- _PROVIDED MATERIAL_
_ _ _ _

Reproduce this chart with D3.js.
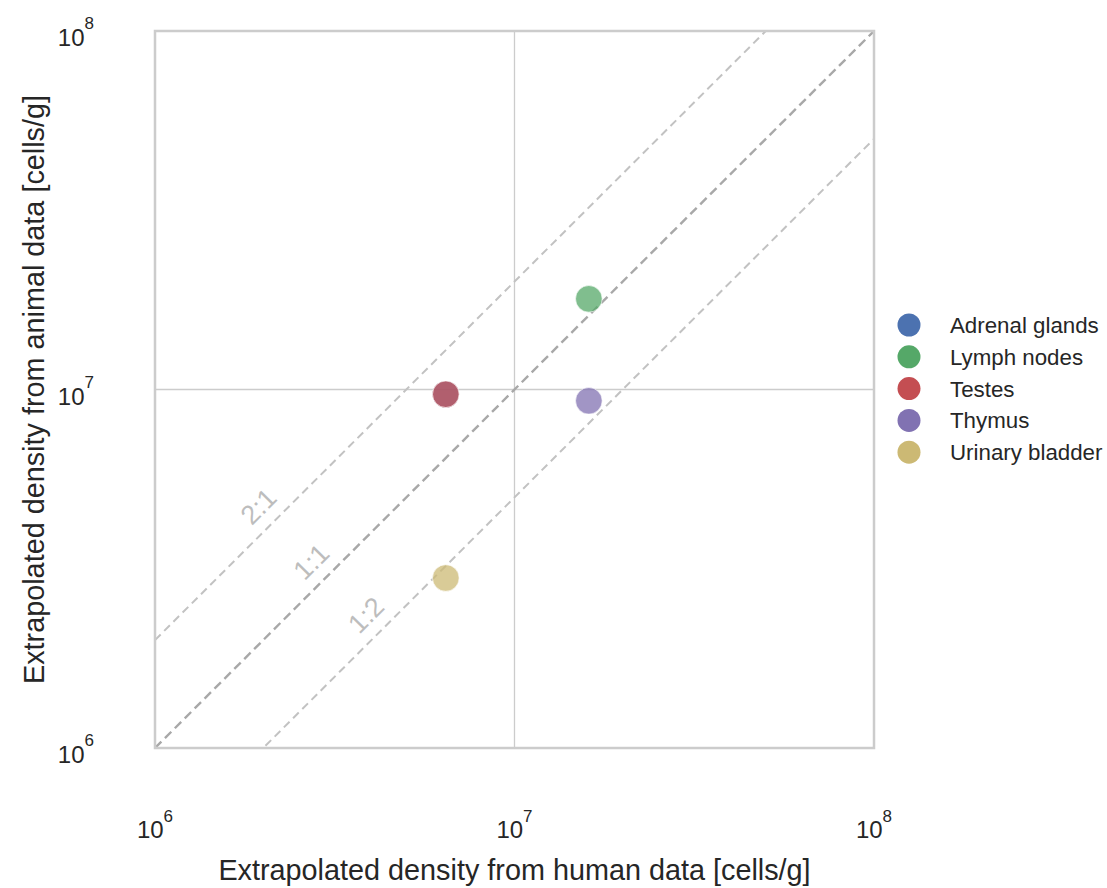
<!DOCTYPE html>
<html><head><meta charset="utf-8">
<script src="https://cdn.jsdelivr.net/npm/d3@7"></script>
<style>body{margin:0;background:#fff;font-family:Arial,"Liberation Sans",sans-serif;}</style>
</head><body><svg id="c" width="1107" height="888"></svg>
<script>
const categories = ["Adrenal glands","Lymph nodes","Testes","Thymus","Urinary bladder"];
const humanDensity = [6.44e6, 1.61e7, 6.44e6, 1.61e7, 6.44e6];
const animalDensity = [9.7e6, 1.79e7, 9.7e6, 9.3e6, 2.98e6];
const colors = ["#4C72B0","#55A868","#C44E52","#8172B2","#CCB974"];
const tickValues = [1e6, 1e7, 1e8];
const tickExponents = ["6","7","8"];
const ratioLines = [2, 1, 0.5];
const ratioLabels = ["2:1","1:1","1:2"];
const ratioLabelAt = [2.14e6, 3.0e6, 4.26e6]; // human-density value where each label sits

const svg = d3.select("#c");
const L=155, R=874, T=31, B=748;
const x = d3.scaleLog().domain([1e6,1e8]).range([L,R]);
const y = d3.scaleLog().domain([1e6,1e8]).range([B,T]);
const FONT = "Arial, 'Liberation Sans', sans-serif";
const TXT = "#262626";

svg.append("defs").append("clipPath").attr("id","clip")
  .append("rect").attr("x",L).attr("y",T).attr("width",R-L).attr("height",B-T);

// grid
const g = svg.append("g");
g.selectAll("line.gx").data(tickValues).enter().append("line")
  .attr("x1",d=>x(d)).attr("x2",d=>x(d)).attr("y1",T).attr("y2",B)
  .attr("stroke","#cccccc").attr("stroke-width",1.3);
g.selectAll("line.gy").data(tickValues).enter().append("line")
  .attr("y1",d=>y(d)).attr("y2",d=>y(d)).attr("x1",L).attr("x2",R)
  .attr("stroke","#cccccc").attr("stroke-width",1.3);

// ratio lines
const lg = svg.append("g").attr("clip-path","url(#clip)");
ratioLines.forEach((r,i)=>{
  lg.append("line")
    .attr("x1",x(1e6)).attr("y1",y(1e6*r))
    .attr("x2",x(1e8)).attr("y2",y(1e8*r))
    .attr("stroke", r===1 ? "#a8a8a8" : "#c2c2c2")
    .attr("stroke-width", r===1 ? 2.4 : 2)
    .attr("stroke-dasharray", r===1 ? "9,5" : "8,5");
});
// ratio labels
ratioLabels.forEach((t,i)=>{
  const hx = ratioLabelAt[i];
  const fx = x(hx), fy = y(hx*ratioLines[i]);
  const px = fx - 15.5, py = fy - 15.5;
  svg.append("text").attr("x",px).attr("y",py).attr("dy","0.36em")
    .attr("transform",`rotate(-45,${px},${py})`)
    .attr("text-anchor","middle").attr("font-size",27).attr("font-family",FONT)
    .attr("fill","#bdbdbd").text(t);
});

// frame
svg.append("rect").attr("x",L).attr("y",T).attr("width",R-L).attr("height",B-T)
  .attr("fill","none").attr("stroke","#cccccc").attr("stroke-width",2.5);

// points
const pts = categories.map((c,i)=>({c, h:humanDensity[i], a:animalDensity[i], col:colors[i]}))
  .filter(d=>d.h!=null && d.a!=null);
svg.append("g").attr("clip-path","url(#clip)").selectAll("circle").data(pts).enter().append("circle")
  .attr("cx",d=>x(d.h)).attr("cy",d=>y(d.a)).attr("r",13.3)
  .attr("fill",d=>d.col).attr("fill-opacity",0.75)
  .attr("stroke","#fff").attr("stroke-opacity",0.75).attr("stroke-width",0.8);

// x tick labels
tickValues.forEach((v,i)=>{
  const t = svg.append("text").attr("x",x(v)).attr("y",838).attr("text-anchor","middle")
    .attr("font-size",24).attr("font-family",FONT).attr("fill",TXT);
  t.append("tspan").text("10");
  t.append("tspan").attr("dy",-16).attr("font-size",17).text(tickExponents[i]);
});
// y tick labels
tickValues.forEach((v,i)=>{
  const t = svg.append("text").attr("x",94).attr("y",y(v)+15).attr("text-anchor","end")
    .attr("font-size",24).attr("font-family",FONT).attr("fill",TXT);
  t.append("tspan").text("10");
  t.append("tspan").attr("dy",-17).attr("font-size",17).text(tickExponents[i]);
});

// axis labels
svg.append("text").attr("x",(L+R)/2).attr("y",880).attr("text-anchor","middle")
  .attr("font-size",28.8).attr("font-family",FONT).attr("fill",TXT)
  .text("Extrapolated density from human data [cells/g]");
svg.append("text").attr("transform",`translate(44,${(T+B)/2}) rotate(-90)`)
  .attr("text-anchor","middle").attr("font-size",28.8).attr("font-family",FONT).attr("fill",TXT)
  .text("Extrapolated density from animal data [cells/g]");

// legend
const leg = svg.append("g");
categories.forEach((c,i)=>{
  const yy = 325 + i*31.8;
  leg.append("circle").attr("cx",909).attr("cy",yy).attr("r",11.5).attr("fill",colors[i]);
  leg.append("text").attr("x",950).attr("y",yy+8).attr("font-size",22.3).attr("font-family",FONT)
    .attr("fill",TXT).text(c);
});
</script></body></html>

_ _ _ _

- _EXERCISE DESCRIPTION_
Write out nothing but the lines from the start of the data through the line with "const ratioLabelAt = [2.14e6, 3.0e6, 4.26e6];". Leave out the pictures.

- _FINAL RESULT_
Reproduce this chart with D3.js.
<!DOCTYPE html>
<html><head><meta charset="utf-8">
<script src="https://cdn.jsdelivr.net/npm/d3@7"></script>
<style>body{margin:0;background:#fff;font-family:Arial,"Liberation Sans",sans-serif;}</style>
</head><body><svg id="c" width="1107" height="888"></svg>
<script>
const categories = ["Adrenal glands","Lymph nodes","Testes","Thymus","Urinary bladder"];
const humanDensity = [6.44e6, 1.61e7, 6.44e6, 1.61e7, 6.44e6];
const animalDensity = [9.7e6, 1.79e7, 9.7e6, 9.3e6, 2.98e6];
const colors = ["#4C72B0","#55A868","#C44E52","#8172B2","#CCB974"];
const tickValues = [1e6, 1e7, 1e8];
const tickExponents = ["6","7","8"];
const ratioLines = [2, 1, 0.5];
const ratioLabels = ["2:1","1:1","1:2"];
const ratioLabelAt = [2.14e6, 3.0e6, 4.26e6]; // human-density value where each label sits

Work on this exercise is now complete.